Monday, January 18, 2010

Gaza Freedom March (b)

So there we were. Cairo, Egypt. Amidst a swarming sea of riot cops, Cairo was steeped in foreign activists: France, Italy, the US, Greece, Australia, Turkey, Canada all were represented on the Gaza Freedom March. Concerned citizens of 42 countries had converged on the Egyptian capital with hopes of gaining entry into Gaza, one of the most isolated places in the world, and the world's biggest jail. It was apt that in the morning of our first full day in Cairo we all hopped in cabs from the Sun, the Lotus, The Swiss, The Tulip, even the Hilton, to gather at the UN Agencies and World Trade Center on the highly-developed banks of the Nile River. After all, both the United Nations Security Council and General Assembly have issued resolution after resolution condemning Israel's treatment of Palestinians, Israel's decade-long refusal to grant right-of-return to Palestinian refugees, Israel's harassment of Palestinian fishermen and farmers, Israel's building of a "security wall", and Israel's deportation of Palestinians, just to name a few.

So we gathered on the plaza, peacefully demonstrating,
joyfully singing, meeting one another, sharing our stories, listening to each other's causes and stories. I met Ali, a graduate student from San Francisco who is studying women's issues in the Middle East, and we waxed Judaism and how it has impacted my current activism. I met Nuha, an undergraduate student from Berkeley (who would later that day be punched in the face by an Egyptian policeman) and she told me of actions she had organized on her campus back home. Hedy Epstein, an 85-year-old Holocaust survivor declared her hunger strike and was joined by about a dozen other individuals of all ages of all origins.

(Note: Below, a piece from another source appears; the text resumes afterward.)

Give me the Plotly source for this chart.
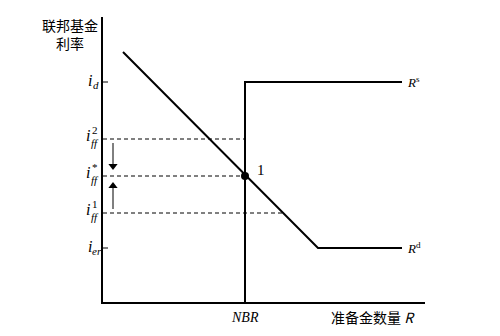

Within the hour we were joined, as was expected, by Egyptian riot police, though this time they had no shields or weapons. Towards the end of the afternoon Kelly snuck two of them "Gaza Freedom March" t-shirts. Their excitement clearly betraying their responsibility to keeping us intimidated, a boss quickly came over, confiscated the shirts, and returned them to us. To think that these young men were tasked with containing us, intimidating us, being a "presence" to keep us in line, yet many of them have no where else to turn for work, forced to follow orders which they themselves don't agree with and at the same time have sympathetic views for the Palestinian struggle. Egypt is called by many a police state. Local activists are often jailed for peacefully demonstrating and Hosni Mubarak has ruled with an iron fist for 28 years, essentially serving as dictator.

Throughout the afternoon a small group of organizers went upstairs to meet with UN officials. Included in this group were Medea Benjamin, co-founder of CodePink, and Walden Bello, a member of the House of Representatives in the Philippines. And throughout the afternoon the team would leave meetings without having received anything but bureaucratic maneuvers. It was just after the pair approached the megaphone aroun 4:00 pm, announcing that they had heard from the highest-up UN representative they had been given access to and had received no help at all, when they gave word that the Egyptian Police had given the dreaded 30-minutes-and-you-are-taking-a-risk-for-your-physical-well-being-if-you-don't-leave-by-then warning. Having made promises both to ourselves and our parents, we decided to leave (though five or six brave souls held the space through the cold, distressing night) unharmed, exhausted from shouting, filming, photographing, traveling, and experiencing life (and the pursuit of justice). "Tonight we'll finally get a good night of sleep." Tomorrow, after all, would be yet another day in paradise.